Should I get questions wrong on purpose to make the test easier?

Definitely not. Answering a question wrong will make the next question easier, but it will also make your score go down. It’s important to start off with a high score, as the CAT algorithm makes the biggest decisions about your score at the beginning. It’s much easier to keep a high score high than to raise a low one.

Does difficulty vary much from question to question?

This depends on where you are in a section. At the beginning, difficulty changes quite a bit from one question to the next, because the CAT is making big steps in determining your general skill level; later on, as the system fine-tunes your score within the range it has already found, the difficulty changes less.
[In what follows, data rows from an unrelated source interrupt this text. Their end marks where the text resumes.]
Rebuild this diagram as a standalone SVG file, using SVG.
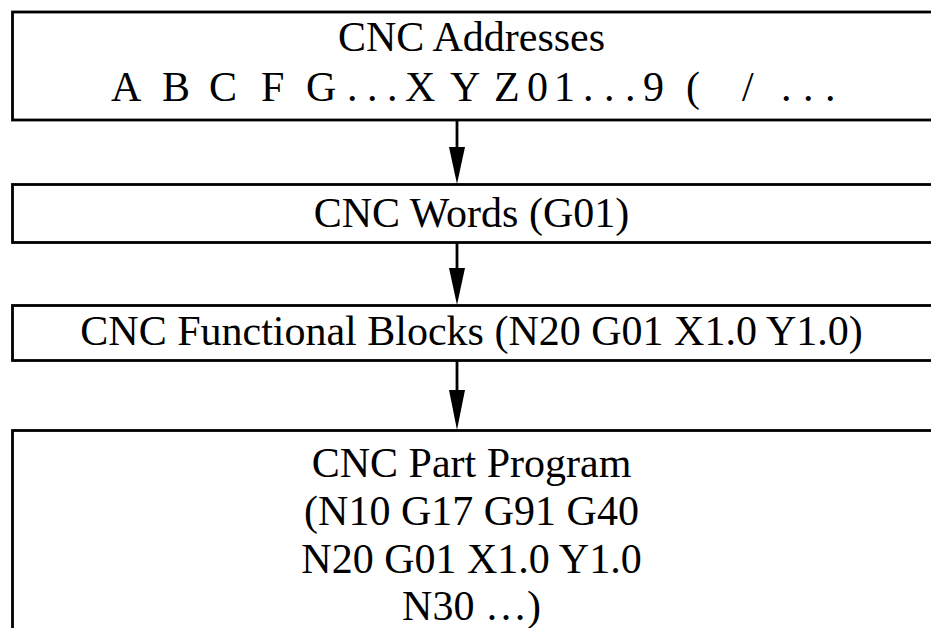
<svg xmlns="http://www.w3.org/2000/svg" width="931" height="628" viewBox="0 0 931 628">
<style>
.box{fill:#fff;stroke:#000;stroke-width:2.8}
.t{font-family:"Liberation Serif","Times New Roman",serif;font-size:42px;fill:#000}
.c{text-anchor:middle}
.ln{stroke:#000;stroke-width:2.8;fill:none}
</style>
<rect width="931" height="628" fill="#fff"/>
<g id="connectors">
<line class="ln" x1="457" y1="121" x2="457" y2="150"/>
<polygon points="449,147 465,147 457,184"/>
<line class="ln" x1="457" y1="242" x2="457" y2="270"/>
<polygon points="449,268 465,268 457,305"/>
<line class="ln" x1="457" y1="361" x2="457" y2="392"/>
<polygon points="449,390 465,390 457,430"/>
</g>
<g id="addresses">
<rect class="box" x="12.5" y="12" width="930" height="108"/>
<text class="t c" x="471.5" y="51">CNC Addresses</text>
<text class="t" y="101"><tspan x="111">A</tspan><tspan x="162">B</tspan><tspan x="209">C</tspan><tspan x="261">F</tspan><tspan x="306">G</tspan><tspan x="347">.</tspan><tspan x="367">.</tspan><tspan x="387">.</tspan><tspan x="405">X</tspan><tspan x="450">Y</tspan><tspan x="494">Z</tspan><tspan x="527">0</tspan><tspan x="554">1</tspan><tspan x="583">.</tspan><tspan x="604">.</tspan><tspan x="625">.</tspan><tspan x="643">9</tspan><tspan x="686">(</tspan><tspan x="742">/</tspan><tspan x="781">.</tspan><tspan x="803">.</tspan><tspan x="825">.</tspan></text>
</g>
<g id="words">
<rect class="box" x="12.5" y="184.5" width="930" height="58"/>
<text class="t c" x="471.5" y="227">CNC Words (G01)</text>
</g>
<g id="blocks">
<rect class="box" x="12.5" y="305.5" width="930" height="55"/>
<text class="t c" x="471.5" y="345">CNC Functional Blocks (N20 G01 X1.0 Y1.0)</text>
</g>
<g id="program">
<rect class="box" x="12.5" y="430.5" width="930" height="220"/>
<text class="t c" x="471.5" y="477">CNC Part Program</text>
<text class="t c" x="471.5" y="525">(N10 G17 G91 G40</text>
<text class="t c" x="471.5" y="573">N20 G01 X1.0 Y1.0</text>
<text class="t c" x="471.5" y="620">N30 …)</text>
</g>
</svg>
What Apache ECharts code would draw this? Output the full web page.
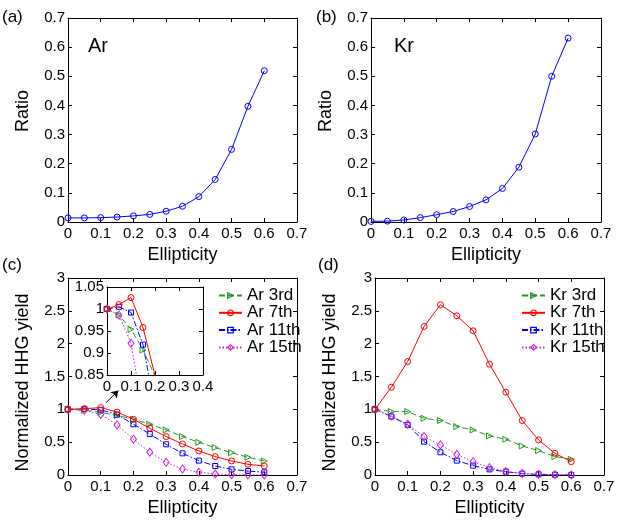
<!DOCTYPE html>
<html>
<head>
<meta charset="utf-8">
<title>HHG ellipticity</title>
<script src="https://cdn.jsdelivr.net/npm/echarts@6/dist/echarts.min.js"></script>
<style>
  html, body { margin: 0; padding: 0; background: #fff; }
  #chart { width: 628px; height: 523px; }
</style>
</head>
<body>
<div id="chart"></div>
<script>
// ellipticity values shared by every curve
const ellipticity = [0, 0.05, 0.1, 0.15, 0.2, 0.25, 0.3, 0.35, 0.4, 0.45, 0.5, 0.55, 0.6];

// (a), (b) ratio
const ratioAr = [0.014, 0.014, 0.015, 0.017, 0.021, 0.026, 0.037, 0.054, 0.087, 0.146, 0.249, 0.397, 0.519];
const ratioKr = [0.002, 0.003, 0.007, 0.015, 0.025, 0.036, 0.053, 0.076, 0.115, 0.188, 0.302, 0.5, 0.631];

// (c) Ar harmonics, normalized yield
const ar3 = [1, 0.986, 0.954, 0.907, 0.848, 0.773, 0.686, 0.585, 0.498, 0.417, 0.34, 0.27, 0.214];
const ar7 = [1, 1.01, 1.026, 0.958, 0.849, 0.712, 0.585, 0.473, 0.366, 0.28, 0.214, 0.163, 0.137];
const ar11 = [1, 1.005, 0.992, 0.919, 0.773, 0.625, 0.468, 0.33, 0.219, 0.137, 0.086, 0.061, 0.041];
const ar15 = [1, 0.986, 0.922, 0.763, 0.544, 0.346, 0.193, 0.092, 0.041, 0.015, 0.005, 0.002, 0.001];

// (d) Kr harmonics, normalized yield
const kr3 = [1, 0.966, 0.966, 0.864, 0.829, 0.737, 0.686, 0.595, 0.544, 0.442, 0.371, 0.28, 0.239];
const kr7 = [1, 1.337, 1.729, 2.262, 2.593, 2.425, 2.196, 1.688, 1.261, 0.829, 0.534, 0.33, 0.203];
const kr11 = [1, 0.89, 0.763, 0.508, 0.346, 0.219, 0.142, 0.086, 0.05, 0.02, 0.01, 0.005, 0.001];
const kr15 = [1, 0.9, 0.773, 0.585, 0.458, 0.315, 0.203, 0.112, 0.056, 0.025, 0.01, 0.005, 0.001];

const arNames = ['Ar 3rd', 'Ar 7th', 'Ar 11th', 'Ar 15th'];
const krNames = ['Kr 3rd', 'Kr 7th', 'Kr 11th', 'Kr 15th'];

// arrow in panel (c), data coordinates
const arrowFrom = [0.116, 1.10];
const arrowTo = [0.154, 1.285];

const FONT = 'Liberation Sans, Arial, sans-serif';
const GREEN = '#22992a', RED = '#ff0000', BLUE = '#0000ff', MAGENTA = '#cc22cc';

const pts = ys => ellipticity.map((x, i) => [x, ys[i]]);

const styles = [
    { color: GREEN, type: [6, 3], symbol: 'triangle', size: 6, rotate: -90 },
    { color: RED, type: 'solid', symbol: 'circle', size: 6, rotate: 0 },
    { color: BLUE, type: [6, 2, 1.5, 2], symbol: 'rect', size: 5, rotate: 0 },
    { color: MAGENTA, type: [1.5, 2], symbol: 'diamond', size: [6, 8], rotate: 0 }
];

const xAxis = [];
const yAxis = [];

// bottom + top x axis, left + right y axis for one grid
function addAxes(gi, xr, yr, opts) {
    const tick = { inside: true, length: 4, lineStyle: { color: '#000' } };
    const line = { show: true, onZero: false, lineStyle: { color: '#000', width: 1 } };
    const lab = { color: '#000', fontSize: 15, fontFamily: FONT };
    xAxis.push({
        gridIndex: gi, type: 'value', position: 'bottom', min: xr[0], max: xr[1], interval: xr[2],
        axisLine: line, axisTick: tick, splitLine: { show: false },
        axisLabel: Object.assign({ margin: 4 }, lab),
        name: opts.xName || '', nameLocation: 'middle', nameGap: 24,
        nameTextStyle: { color: '#000', fontSize: 18, fontFamily: FONT }
    });
    xAxis.push({
        gridIndex: gi, type: 'value', position: 'top', min: xr[0], max: xr[1], interval: xr[2],
        axisLine: line, axisTick: tick, splitLine: { show: false }, axisLabel: { show: false }
    });
    yAxis.push({
        gridIndex: gi, type: 'value', position: 'left', min: yr[0], max: yr[1], interval: yr[2],
        axisLine: line, axisTick: tick, splitLine: { show: false },
        axisLabel: Object.assign({ margin: 3 }, lab),
        name: opts.yName || '', nameLocation: 'middle', nameGap: 36,
        nameTextStyle: { color: '#000', fontSize: 18, fontFamily: FONT, padding: opts.yPad || 0 }
    });
    yAxis.push({
        gridIndex: gi, type: 'value', position: 'right', min: yr[0], max: yr[1], interval: yr[2],
        axisLine: line, axisTick: tick, splitLine: { show: false }, axisLabel: { show: false }
    });
}

const grid = [
    { left: 68, top: 18, width: 229, height: 204 },
    { left: 371, top: 18, width: 230, height: 204 },
    { left: 68, top: 278, width: 229, height: 197 },
    { left: 375, top: 278, width: 229, height: 197 },
    { left: 107, top: 287, width: 96, height: 88, show: true, backgroundColor: '#fff', borderWidth: 0 }
];

addAxes(0, [0, 0.7, 0.1], [0, 0.7, 0.1], { xName: 'Ellipticity', yName: 'Ratio', yPad: [0, 0, 0, 18] });
addAxes(1, [0, 0.7, 0.1], [0, 0.7, 0.1], { xName: 'Ellipticity', yName: 'Ratio', yPad: [0, 0, 0, 18] });
addAxes(2, [0, 0.7, 0.1], [0, 3, 0.5], { xName: 'Ellipticity', yName: 'Normalized HHG yield', yPad: [0, 12, 0, 0] });
addAxes(3, [0, 0.7, 0.1], [0, 3, 0.5], { xName: 'Ellipticity', yName: 'Normalized HHG yield', yPad: [0, 12, 0, 0] });
addAxes(4, [0, 0.4, 0.1], [0.85, 1.05, 0.05], {});

const series = [];

function ratioSeries(gi, ys) {
    series.push({
        type: 'line', xAxisIndex: gi * 2, yAxisIndex: gi * 2, data: pts(ys),
        symbol: 'circle', symbolSize: 6,
        lineStyle: { color: BLUE, width: 1 },
        itemStyle: { color: 'none', borderColor: BLUE, borderWidth: 1 }
    });
}
ratioSeries(0, ratioAr);
ratioSeries(1, ratioKr);

function harmonicSeries(gi, names, sets) {
    sets.forEach((ys, k) => {
        const s = styles[k];
        series.push({
            name: names[k], type: 'line', xAxisIndex: gi * 2, yAxisIndex: gi * 2, data: pts(ys),
            symbol: s.symbol, symbolSize: s.size, symbolRotate: s.rotate, clip: true,
            lineStyle: { color: s.color, width: 1, type: s.type },
            itemStyle: { color: 'none', borderColor: s.color, borderWidth: 1 },
            z: 3 + (k === 1 ? 1 : 0)
        });
    });
}
harmonicSeries(2, arNames, [ar3, ar7, ar11, ar15]);
harmonicSeries(3, krNames, [kr3, kr7, kr11, kr15]);
harmonicSeries(4, arNames, [ar3, ar7, ar11, ar15]);

// arrow pointing at the inset
series[2].markLine = {
    silent: true, symbol: ['none', 'arrow'], symbolSize: 7,
    lineStyle: { color: '#000', width: 1, type: 'solid' }, label: { show: false },
    data: [[{ coord: arrowFrom }, { coord: arrowTo }]]
};

const legendCommon = {
    orient: 'vertical', itemWidth: 23, itemHeight: 7, itemGap: 0.3,
    itemStyle: { color: 'transparent', borderWidth: 1.2 },
    textStyle: { color: '#000', fontSize: 17, fontFamily: FONT, lineHeight: 15 },
    selectedMode: false
};

const label = (x, y, text, size) => ({
    type: 'text', left: x, top: y,
    style: { text: text, fill: '#000', fontSize: size, fontFamily: FONT }
});

const chart = echarts.init(document.getElementById('chart'), null, { renderer: 'canvas' });
chart.setOption({
    backgroundColor: '#fff',
    animation: false,
    grid: grid,
    xAxis: xAxis,
    yAxis: yAxis,
    legend: [
        Object.assign({ data: arNames, left: 213, top: 282 }, legendCommon),
        Object.assign({ data: krNames, left: 516, top: 282 }, legendCommon)
    ],
    graphic: [
        label(2, 9, '(a)', 17),
        label(316, 9, '(b)', 17),
        label(2, 257, '(c)', 17),
        label(318, 257, '(d)', 17),
        label(88, 36, 'Ar', 20),
        label(394, 36, 'Kr', 20)
    ],
    series: series
});
</script>
</body>
</html>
Think of it this way: your first answer might make your score go up or down by 50 points, the second up or down by 40; by the end of the section, it won’t be possible to change your score by more than 10 points per question. 

Are section scores interrelated?

No. You start fresh at 500 at the beginning of each section.

How precise is the computer system?

The CAT is not a great deal more accurate than a pencil-and-paper test, mostly because the actual difficulty of any question varies from test-taker to test-taker. That said, a system that adapts to your correct and incorrect answers will naturally do a better job of teasing out your strengths and weaknesses than an unchanging linear test will, so the Adaptive Scoring System remains worth the trouble.

Can I skip questions?

No. One disadvantage of the CAT format is that you cannot see any other questions until you have answered the one in front of you, nor can you go back to questions you’ve already answered. This is a pain for test-takers who find it helpful to mark difficult questions and come back to them later, but allowing questions to be answered out of order would make the CAT scoring algorithm useless.